Kupang (ANTARA News) - Para pemuda se-dunia akan mengunjungi Taman Nasional Komodo (TNK) diujung barat, Pulau Flores, Nusa Tenggara Timur (NTT) pada 25-27 Februari mendatang untuk melihat dari dekat biawak raksasa Komodo.

Kunjungan ini merupakan bagian dari rangkaian kegiatan studi lapangan para pemuda se-dunia ke tiga lokasi wisata di Tanah Air yakni Taman Wisata Laut di Sulawesi Selatan, Hutan Lindung Satwa Orang Utan di Kalimantan Tengah dan Taman Nasional Komodo di NTT, kata Ketua Panitia Kunjungan itu, Gusti Brewon, di Kupang, Minggu.

Kehadiran para pemuda se-dunia di Indonesia itu dalam rangka kegiatan `International Youth Forum on Climate Change` yang di prakarsai Komite Nasional Pemuda Indonesia (KNPI) dan sedianya akan dilangsungkan pada tanggal 23-28 Februari 2011 di Jakarta.

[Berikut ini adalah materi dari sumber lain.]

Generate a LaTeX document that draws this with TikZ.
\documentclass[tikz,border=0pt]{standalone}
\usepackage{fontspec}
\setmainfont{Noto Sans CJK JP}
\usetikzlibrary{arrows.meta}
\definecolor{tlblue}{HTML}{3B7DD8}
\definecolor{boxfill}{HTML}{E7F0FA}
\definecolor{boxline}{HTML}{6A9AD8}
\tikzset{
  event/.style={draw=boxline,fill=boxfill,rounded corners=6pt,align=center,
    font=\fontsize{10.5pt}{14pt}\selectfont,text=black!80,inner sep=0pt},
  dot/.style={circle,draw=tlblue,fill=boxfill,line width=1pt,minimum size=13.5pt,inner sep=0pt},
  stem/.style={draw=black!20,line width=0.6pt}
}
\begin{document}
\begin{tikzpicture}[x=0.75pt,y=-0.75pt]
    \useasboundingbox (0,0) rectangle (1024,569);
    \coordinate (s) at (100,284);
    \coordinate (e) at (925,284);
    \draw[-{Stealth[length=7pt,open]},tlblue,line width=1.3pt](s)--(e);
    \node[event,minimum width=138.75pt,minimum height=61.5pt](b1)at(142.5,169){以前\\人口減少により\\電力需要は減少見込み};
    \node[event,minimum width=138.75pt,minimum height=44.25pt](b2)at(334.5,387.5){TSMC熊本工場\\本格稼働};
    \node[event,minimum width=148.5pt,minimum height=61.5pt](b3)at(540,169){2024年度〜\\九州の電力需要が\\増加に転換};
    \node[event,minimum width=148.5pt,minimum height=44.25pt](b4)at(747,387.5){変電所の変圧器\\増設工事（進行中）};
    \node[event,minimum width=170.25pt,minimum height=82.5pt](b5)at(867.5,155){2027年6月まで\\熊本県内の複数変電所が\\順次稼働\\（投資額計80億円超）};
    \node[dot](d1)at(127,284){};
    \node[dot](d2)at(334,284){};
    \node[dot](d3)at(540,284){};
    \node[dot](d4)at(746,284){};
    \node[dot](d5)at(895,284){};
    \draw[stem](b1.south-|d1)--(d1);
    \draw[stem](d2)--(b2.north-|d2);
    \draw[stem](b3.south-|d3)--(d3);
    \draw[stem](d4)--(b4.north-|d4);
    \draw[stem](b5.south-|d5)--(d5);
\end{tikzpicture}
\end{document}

"Dalam kaitan dengan perubahan iklim, KNPI mencoba memprakarsai sebuah pertemuan ilmiah bagi para pemuda se-dunia untuk memperbincangkan hal yang sangat mengancam bumi saat ini. Bergabungnya KNPI dalam World Assembly of Youth (WAY), kemudian dipercayakan Indonesia sebagai tuan rumah dan KNPI sebagai penyelenggara `International Youth Forum on Climate Change` karena ide dasarnya tentang tanggung jawab seluruh manusia khususnya Pemuda berasal dari KNPI," katanya.

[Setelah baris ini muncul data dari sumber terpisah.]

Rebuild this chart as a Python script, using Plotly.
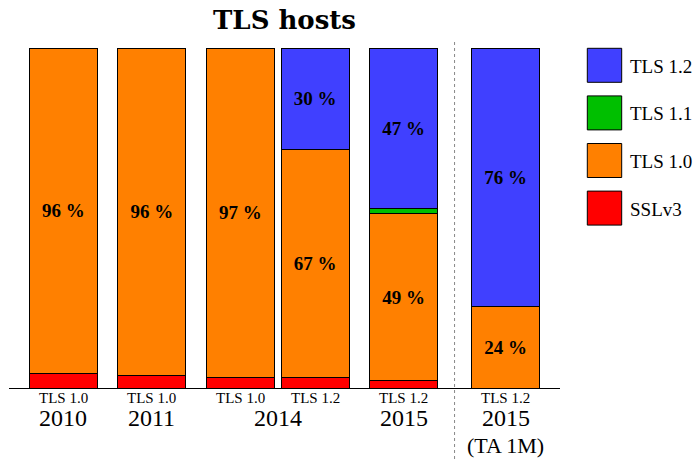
import plotly.graph_objects as go

# ---- data ----
years = ["2010", "2011", "2014", "2014", "2015", "2015<br>(TA 1M)"]
sublabels = ["TLS 1.0", "TLS 1.0", "TLS 1.0", "TLS 1.2", "TLS 1.2", "TLS 1.2"]
slots = [0, 1.3, 2.6, 3.7, 5.0, 6.5]
sslv3 = [4.3, 3.6, 3.1, 3.1, 2.1, 0.0]
tls10 = [95.7, 96.4, 96.9, 67.1, 49.1, 23.9]
tls11 = [0.0, 0.0, 0.0, 0.0, 1.7, 0.0]
tls12 = [0.0, 0.0, 0.0, 29.8, 47.1, 76.1]

series = [
    ("SSLv3", sslv3, "#FF0000"),
    ("TLS 1.0", tls10, "#FF8000"),
    ("TLS 1.1", tls11, "#00BF00"),
    ("TLS 1.2", tls12, "#4040FF"),
]

FONT = "Liberation Serif"
W, H = 697, 459
L, R, T, B = 9, 137, 48, 71
PW, PH = W - L - R, H - T - B


def px_x(p):
    return (p - L) / PW


def px_y(p):
    return (H - B - p) / PH


fig = go.Figure()
for name, vals, color in series:
    fig.add_trace(go.Bar(
        x=slots, y=vals, name=name, width=1.0,
        marker=dict(color=color, line=dict(color="black", width=1)),
        text=[f"<b>{round(v)} %</b>" if v >= 10 else "" for v in vals],
        textposition="inside", insidetextanchor="middle", textangle=0,
        constraintext="none",
        textfont=dict(family=FONT, size=19, color="black"),
        showlegend=False, hoverinfo="skip",
    ))

annotations = []
for s, lab in zip(slots, sublabels):
    annotations.append(dict(x=s, y=px_y(398), xref="x", yref="paper", text=lab,
                            showarrow=False, font=dict(family=FONT, size=15, color="black"),
                            xanchor="center", yanchor="middle"))
groups = []
for s, yv in zip(slots, years):
    if groups and groups[-1][0] == yv:
        groups[-1][1].append(s)
    else:
        groups.append([yv, [s]])
for yv, ss in groups:
    for k, line in enumerate(yv.split("<br>")):
        annotations.append(dict(x=sum(ss) / len(ss), y=px_y(418 + 27 * k), xref="x", yref="paper",
                                text=line, showarrow=False,
                                font=dict(family=FONT, size=24 if k == 0 else 22, color="black"),
                                xanchor="center", yanchor="middle"))

shapes = []
legend_items = list(reversed(series))
for i, (name, vals, color) in enumerate(legend_items):
    top = 48.3 + i * 47.6
    shapes.append(dict(type="rect", xref="paper", yref="paper",
                       x0=px_x(587.3), x1=px_x(621.7), y0=px_y(top + 34), y1=px_y(top),
                       fillcolor=color, line=dict(color="black", width=1)))
    annotations.append(dict(x=px_x(628), y=px_y(top + 18), xref="paper", yref="paper",
                            text=name, showarrow=False, xanchor="left", yanchor="middle",
                            font=dict(family=FONT, size=19, color="black")))

shapes.append(dict(type="line", xref="x", yref="paper", x0=(slots[4] + slots[5]) / 2,
                   x1=(slots[4] + slots[5]) / 2, y0=px_y(459), y1=px_y(40),
                   line=dict(color="#888888", width=1, dash="dot")))

fig.update_layout(
    width=W, height=H,
    margin=dict(l=L, r=R, t=T, b=B, pad=0),
    barmode="stack",
    paper_bgcolor="white", plot_bgcolor="white",
    title=dict(text="<b>TLS hosts</b>", x=px_x(284.5), xref="paper", xanchor="center",
               y=1 - 20 / H, yanchor="middle",
               font=dict(family="DejaVu Serif", size=26, color="black")),
    xaxis=dict(range=[-0.8, 7.3], showline=True, linecolor="black", linewidth=1,
               showgrid=False, zeroline=False, showticklabels=False, ticks="", fixedrange=True),
    yaxis=dict(range=[0, 100], visible=False, showgrid=False, zeroline=False),
    annotations=annotations, shapes=shapes,
    font=dict(family=FONT),
)

fig.write_html("out.html", config={"displayModeBar": False},
               post_script="document.body.style.margin='0';")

Dalam kaitan dengan ini, pilihan penyelenggara untuk memperkenalkan tiga objek alam di Indonesia yaitu Taman Wisata Laut di Sulawesi Selatan, Hutan Lindung Satwa Orang Utan di Kalimantan Tengah dan Taman Nasional Komodo-NTT sebagai simbol ancaman perubahan iklim yang patut dilestarikan. Bersamaan dengan momentum ini pula kata dia, sedang dilangsungkan kontes project New7Wonder sehingga upaya mempromosikan Komodo bukan hanya sekadar dijadikan komoditas bisnis namun lebih pada objek alam yang harus dilestarikan untuk kelangsungan dan kestabilan aktivitas kehidupan di bumi.

Menurut dia, Komodo sebagai salah satu binatang langka kiranya menjadi saksi sejarah bumi ini mengalami kerusakan dari masa ke masa akibat degradasi alamiah maupun ulah manusia.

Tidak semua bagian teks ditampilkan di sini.